The chief executive of the Desmond & Leah Tutu Legacy Foundation, Janet Jobson, said Tutu was a "global signpost" for exceptional leadership.
She added she hoped the statue would inspire a new generation of South Africans to stand for the values Tutu espoused.
Tourism Minister Patricia de Lille, in a message read at the unveiling, said Tutu would most likely have found the "irony that in a crowd of brown statues, skin colour becomes irrelevant" humorous.
She quipped had he been alive to criticise the artists' work, he would most likely have honed in on his nose to ensure "it did him justice".
The Anglican archbishop of Cape Town, Thabo Makgoba, said Tutu was a deeply spiritual person.
"If you visited him in hospital, you would find that it was you, not he, that was the subject of his prayers," added Makgoba.
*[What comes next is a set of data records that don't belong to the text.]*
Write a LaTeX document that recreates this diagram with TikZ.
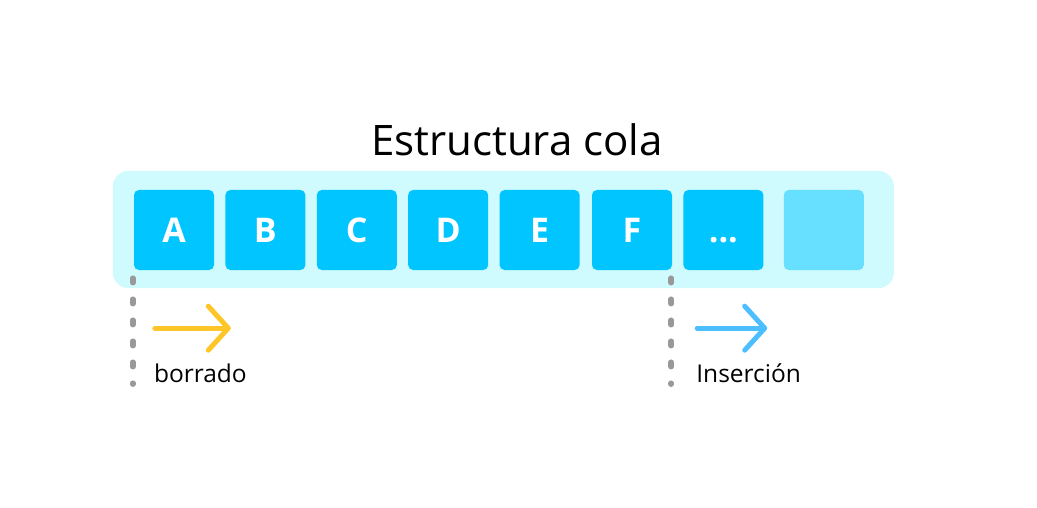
\documentclass[tikz,border=0pt]{standalone}
\usepackage{fontspec}
\setmainfont{Open Sans}
\usepackage{xcolor}
\usetikzlibrary{arrows.meta, positioning, backgrounds, calc}
\definecolor{queuebg}{HTML}{CFFAFE}
\definecolor{cellblue}{HTML}{00C5FF}
\definecolor{cellfree}{HTML}{67DFFF}
\definecolor{delyellow}{HTML}{FFC62A}
\definecolor{insblue}{HTML}{4DBEFF}
\definecolor{markgray}{HTML}{999999}
\tikzset{
  cell/.style={fill=cellblue, rounded corners=5pt, minimum width=80pt, minimum height=80pt,
               inner sep=0pt, text=white, text height=24pt, text depth=0pt,
               font=\fontsize{34}{34}\selectfont\bfseries},
  freecell/.style={cell, fill=cellfree},
  queueframe/.style={fill=queuebg, rounded corners=16pt},
  marker/.style={markgray, line width=5.5pt, line cap=round, dash pattern=on 4.5pt off 16.5pt},
  flowarrow/.style={line width=5pt, line cap=round,
                    -{Straight Barb[length=20pt, width=44pt, line cap=round, line join=round]}},
  caption/.style={font=\fontsize{24.5}{24.5}\selectfont, anchor=base west, inner sep=0pt},
  titletext/.style={font=\fontsize{42}{42}\selectfont, anchor=base, inner sep=0pt}
}

\begin{document}
\begin{tikzpicture}[x=1pt, y=-1pt]
\useasboundingbox (0,0) rectangle (1037,508);

% Title
\node[titletext] (title) at (517,156) {Estructura cola};

% Cells of the queue
\node[cell] (a) at (174,230) {A};
\node[cell, right=11pt of a] (b) {B};
\node[cell, right=11pt of b] (c) {C};
\node[cell, right=11pt of c] (d) {D};
\node[cell, right=11pt of d] (e) {E};
\node[cell, right=12pt of e] (f) {F};
\node[cell, right=11pt of f] (dots) {...};
\node[freecell, right=20pt of dots] (free) {};

% Frame
\begin{scope}[on background layer]
  \fill[queueframe] ($(a.north west)+(-21,-19)$) rectangle ($(free.south east)+(30,18)$);
\end{scope}

% Markers
\coordinate (delmark) at ($(a.south west)+(-1,8)$);
\coordinate (insmark) at ($(f.south east)+(-1,8)$);
\draw[marker] (delmark) -- ++(0,106);
\draw[marker] (insmark) -- ++(0,106);

% Arrows and labels
\coordinate (delstart) at ($(delmark)+(22,50)$);
\coordinate (insstart) at ($(insmark)+(26,50)$);
\draw[flowarrow, delyellow] (delstart) -- ++(76,0);
\draw[flowarrow, insblue] (insstart) -- ++(70,0);
\node[caption] (del) at ($(delmark)+(21,104)$) {borrado};
\node[caption] (ins) at ($(insmark)+(25,104)$) {Inserción};

\end{tikzpicture}
\end{document}
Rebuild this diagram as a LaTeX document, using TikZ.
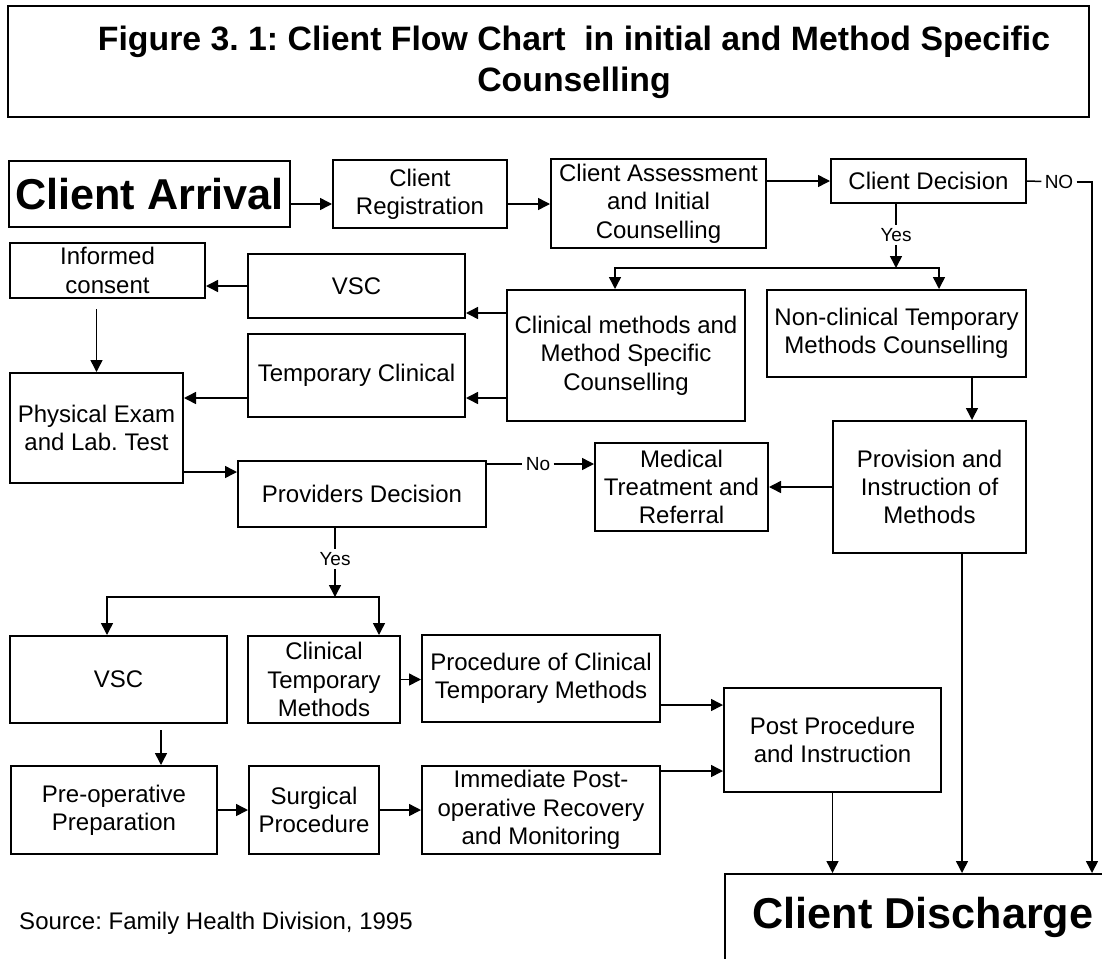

Tambo said he had always intended to include a statue of Tutu after his death but had not been able to secure funding to make the design a reality.
"We are deeply grateful, as the rest of the world will be, that Woolworths SA stepped in and agreed to cover the costs of making the bronze."
He added the addition of Tutu's statue would "raise the profile" of the exhibition.
"He was a man who occupied a unique position - without being appointed or elected, guided by his faith - as a global moral conscience and human role model," said Tambo.